- GOAL OF THE EXERCISE -
Do not repeat pictures. Repeat exactly the lines of the listing below from its first line through the line with "const fitA = [[0.2, 333], [1.6, 359]];".

##############################

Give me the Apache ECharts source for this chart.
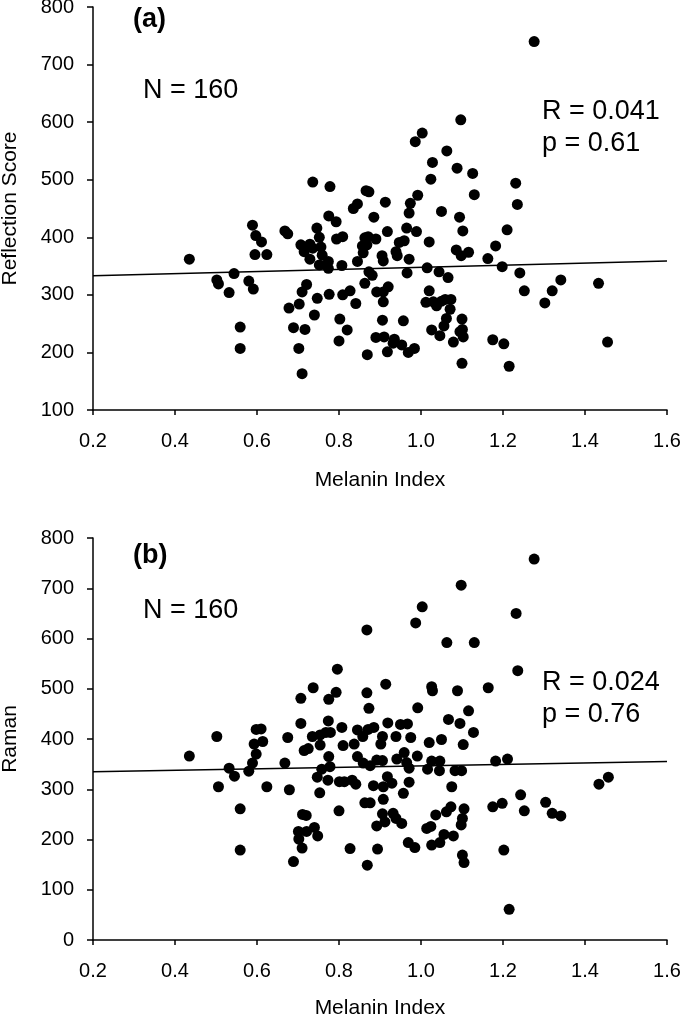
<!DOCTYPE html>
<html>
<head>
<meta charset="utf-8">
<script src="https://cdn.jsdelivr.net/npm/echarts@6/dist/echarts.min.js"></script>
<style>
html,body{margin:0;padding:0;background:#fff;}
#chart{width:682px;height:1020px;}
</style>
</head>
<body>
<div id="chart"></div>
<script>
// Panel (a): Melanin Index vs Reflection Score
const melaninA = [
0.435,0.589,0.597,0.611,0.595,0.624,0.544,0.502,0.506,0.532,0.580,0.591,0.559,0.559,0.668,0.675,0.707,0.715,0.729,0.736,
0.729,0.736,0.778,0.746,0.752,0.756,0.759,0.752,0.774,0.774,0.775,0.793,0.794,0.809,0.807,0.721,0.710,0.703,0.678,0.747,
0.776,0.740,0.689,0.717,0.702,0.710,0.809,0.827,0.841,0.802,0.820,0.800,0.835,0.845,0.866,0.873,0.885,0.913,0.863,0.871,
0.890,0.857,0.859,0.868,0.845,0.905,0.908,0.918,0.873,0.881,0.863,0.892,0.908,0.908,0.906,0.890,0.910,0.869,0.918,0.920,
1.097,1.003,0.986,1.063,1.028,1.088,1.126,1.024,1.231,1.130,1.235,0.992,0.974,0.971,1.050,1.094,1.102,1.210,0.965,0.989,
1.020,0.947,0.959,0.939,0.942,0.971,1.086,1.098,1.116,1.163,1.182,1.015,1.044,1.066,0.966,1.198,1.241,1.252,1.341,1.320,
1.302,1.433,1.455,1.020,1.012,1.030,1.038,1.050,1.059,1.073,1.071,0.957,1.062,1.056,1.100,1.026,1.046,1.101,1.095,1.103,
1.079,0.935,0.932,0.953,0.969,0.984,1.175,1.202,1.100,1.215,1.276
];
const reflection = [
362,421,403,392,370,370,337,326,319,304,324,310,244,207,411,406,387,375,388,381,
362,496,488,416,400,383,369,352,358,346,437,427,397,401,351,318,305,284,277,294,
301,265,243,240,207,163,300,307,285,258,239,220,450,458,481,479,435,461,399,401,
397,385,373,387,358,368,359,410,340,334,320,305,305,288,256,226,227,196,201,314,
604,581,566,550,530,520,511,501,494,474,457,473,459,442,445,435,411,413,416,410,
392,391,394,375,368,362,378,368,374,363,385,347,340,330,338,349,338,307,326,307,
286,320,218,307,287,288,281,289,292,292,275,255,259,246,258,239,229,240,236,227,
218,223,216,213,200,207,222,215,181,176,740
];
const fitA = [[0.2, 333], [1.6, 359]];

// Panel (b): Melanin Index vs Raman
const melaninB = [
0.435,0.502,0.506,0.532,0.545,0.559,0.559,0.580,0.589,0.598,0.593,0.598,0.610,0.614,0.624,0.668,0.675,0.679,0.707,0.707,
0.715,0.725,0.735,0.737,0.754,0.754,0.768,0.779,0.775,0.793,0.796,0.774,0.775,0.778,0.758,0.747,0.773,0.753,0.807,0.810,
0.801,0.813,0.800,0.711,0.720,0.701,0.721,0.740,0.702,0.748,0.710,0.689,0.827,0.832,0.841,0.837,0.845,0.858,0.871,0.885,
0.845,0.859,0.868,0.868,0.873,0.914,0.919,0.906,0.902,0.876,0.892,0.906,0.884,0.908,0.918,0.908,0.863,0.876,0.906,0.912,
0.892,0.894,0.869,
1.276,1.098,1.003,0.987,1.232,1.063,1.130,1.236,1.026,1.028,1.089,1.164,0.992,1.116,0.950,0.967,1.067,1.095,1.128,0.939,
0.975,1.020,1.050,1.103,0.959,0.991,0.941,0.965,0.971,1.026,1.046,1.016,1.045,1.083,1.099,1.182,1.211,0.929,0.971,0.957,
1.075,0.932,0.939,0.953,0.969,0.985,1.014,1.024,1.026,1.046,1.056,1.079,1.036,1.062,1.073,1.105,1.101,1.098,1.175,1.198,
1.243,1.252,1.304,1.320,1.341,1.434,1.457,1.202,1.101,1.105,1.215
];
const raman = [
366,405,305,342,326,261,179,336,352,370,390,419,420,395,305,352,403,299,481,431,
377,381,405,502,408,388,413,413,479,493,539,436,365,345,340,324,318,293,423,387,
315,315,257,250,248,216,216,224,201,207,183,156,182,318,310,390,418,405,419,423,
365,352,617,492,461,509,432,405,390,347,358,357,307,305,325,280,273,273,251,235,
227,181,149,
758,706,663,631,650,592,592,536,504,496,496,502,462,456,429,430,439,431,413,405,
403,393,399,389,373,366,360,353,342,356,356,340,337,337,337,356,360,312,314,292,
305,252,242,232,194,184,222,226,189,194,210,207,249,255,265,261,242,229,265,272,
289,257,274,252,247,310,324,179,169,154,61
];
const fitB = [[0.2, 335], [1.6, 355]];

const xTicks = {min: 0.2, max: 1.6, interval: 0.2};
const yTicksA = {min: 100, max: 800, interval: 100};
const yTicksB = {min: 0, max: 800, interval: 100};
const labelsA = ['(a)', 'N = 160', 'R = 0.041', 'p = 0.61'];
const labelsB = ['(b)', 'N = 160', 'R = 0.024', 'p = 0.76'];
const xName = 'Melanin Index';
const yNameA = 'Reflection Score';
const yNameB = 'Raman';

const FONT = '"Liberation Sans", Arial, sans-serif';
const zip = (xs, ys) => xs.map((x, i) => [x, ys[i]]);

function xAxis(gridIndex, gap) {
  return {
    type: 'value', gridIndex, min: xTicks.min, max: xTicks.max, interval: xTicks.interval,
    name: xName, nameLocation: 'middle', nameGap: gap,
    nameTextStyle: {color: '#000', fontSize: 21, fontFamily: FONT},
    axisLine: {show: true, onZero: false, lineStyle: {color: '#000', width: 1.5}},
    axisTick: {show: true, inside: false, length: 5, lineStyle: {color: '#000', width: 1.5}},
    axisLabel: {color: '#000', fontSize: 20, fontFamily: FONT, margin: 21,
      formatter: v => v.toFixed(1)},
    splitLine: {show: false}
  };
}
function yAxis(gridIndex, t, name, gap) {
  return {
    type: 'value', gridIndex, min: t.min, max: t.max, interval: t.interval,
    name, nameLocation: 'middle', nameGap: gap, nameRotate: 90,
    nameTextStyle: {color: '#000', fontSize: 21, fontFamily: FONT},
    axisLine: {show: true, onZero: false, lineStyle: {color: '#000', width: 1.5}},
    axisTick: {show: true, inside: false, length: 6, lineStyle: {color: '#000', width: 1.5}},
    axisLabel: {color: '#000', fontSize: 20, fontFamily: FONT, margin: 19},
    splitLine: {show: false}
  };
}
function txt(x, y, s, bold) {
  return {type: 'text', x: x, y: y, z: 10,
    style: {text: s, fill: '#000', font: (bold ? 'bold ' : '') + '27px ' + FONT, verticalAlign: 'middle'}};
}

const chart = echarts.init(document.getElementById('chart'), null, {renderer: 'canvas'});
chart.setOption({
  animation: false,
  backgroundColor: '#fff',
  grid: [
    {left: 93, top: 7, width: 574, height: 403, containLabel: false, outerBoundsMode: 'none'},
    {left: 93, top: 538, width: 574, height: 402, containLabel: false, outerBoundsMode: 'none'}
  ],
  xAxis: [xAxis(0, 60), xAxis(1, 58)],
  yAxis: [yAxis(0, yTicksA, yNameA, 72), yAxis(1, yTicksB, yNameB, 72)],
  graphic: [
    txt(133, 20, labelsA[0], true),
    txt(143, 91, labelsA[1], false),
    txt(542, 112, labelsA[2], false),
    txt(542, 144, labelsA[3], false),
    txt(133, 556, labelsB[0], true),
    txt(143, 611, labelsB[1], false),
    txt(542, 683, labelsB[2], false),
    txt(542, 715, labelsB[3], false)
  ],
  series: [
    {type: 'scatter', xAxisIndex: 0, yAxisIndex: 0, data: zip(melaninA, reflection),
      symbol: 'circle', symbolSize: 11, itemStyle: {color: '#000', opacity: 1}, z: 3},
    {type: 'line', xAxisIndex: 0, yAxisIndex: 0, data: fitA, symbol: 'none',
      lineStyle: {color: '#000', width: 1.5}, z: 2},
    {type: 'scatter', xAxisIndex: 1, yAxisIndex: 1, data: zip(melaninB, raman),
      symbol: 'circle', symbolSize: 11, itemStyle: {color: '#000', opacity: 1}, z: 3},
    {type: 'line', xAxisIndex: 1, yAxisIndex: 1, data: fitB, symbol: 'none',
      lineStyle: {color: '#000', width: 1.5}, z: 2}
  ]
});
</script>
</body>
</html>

##############################

- COMPLETE ANSWER -
Give me the Apache ECharts source for this chart.
<!DOCTYPE html>
<html>
<head>
<meta charset="utf-8">
<script src="https://cdn.jsdelivr.net/npm/echarts@6/dist/echarts.min.js"></script>
<style>
html,body{margin:0;padding:0;background:#fff;}
#chart{width:682px;height:1020px;}
</style>
</head>
<body>
<div id="chart"></div>
<script>
// Panel (a): Melanin Index vs Reflection Score
const melaninA = [
0.435,0.589,0.597,0.611,0.595,0.624,0.544,0.502,0.506,0.532,0.580,0.591,0.559,0.559,0.668,0.675,0.707,0.715,0.729,0.736,
0.729,0.736,0.778,0.746,0.752,0.756,0.759,0.752,0.774,0.774,0.775,0.793,0.794,0.809,0.807,0.721,0.710,0.703,0.678,0.747,
0.776,0.740,0.689,0.717,0.702,0.710,0.809,0.827,0.841,0.802,0.820,0.800,0.835,0.845,0.866,0.873,0.885,0.913,0.863,0.871,
0.890,0.857,0.859,0.868,0.845,0.905,0.908,0.918,0.873,0.881,0.863,0.892,0.908,0.908,0.906,0.890,0.910,0.869,0.918,0.920,
1.097,1.003,0.986,1.063,1.028,1.088,1.126,1.024,1.231,1.130,1.235,0.992,0.974,0.971,1.050,1.094,1.102,1.210,0.965,0.989,
1.020,0.947,0.959,0.939,0.942,0.971,1.086,1.098,1.116,1.163,1.182,1.015,1.044,1.066,0.966,1.198,1.241,1.252,1.341,1.320,
1.302,1.433,1.455,1.020,1.012,1.030,1.038,1.050,1.059,1.073,1.071,0.957,1.062,1.056,1.100,1.026,1.046,1.101,1.095,1.103,
1.079,0.935,0.932,0.953,0.969,0.984,1.175,1.202,1.100,1.215,1.276
];
const reflection = [
362,421,403,392,370,370,337,326,319,304,324,310,244,207,411,406,387,375,388,381,
362,496,488,416,400,383,369,352,358,346,437,427,397,401,351,318,305,284,277,294,
301,265,243,240,207,163,300,307,285,258,239,220,450,458,481,479,435,461,399,401,
397,385,373,387,358,368,359,410,340,334,320,305,305,288,256,226,227,196,201,314,
604,581,566,550,530,520,511,501,494,474,457,473,459,442,445,435,411,413,416,410,
392,391,394,375,368,362,378,368,374,363,385,347,340,330,338,349,338,307,326,307,
286,320,218,307,287,288,281,289,292,292,275,255,259,246,258,239,229,240,236,227,
218,223,216,213,200,207,222,215,181,176,740
];
const fitA = [[0.2, 333], [1.6, 359]];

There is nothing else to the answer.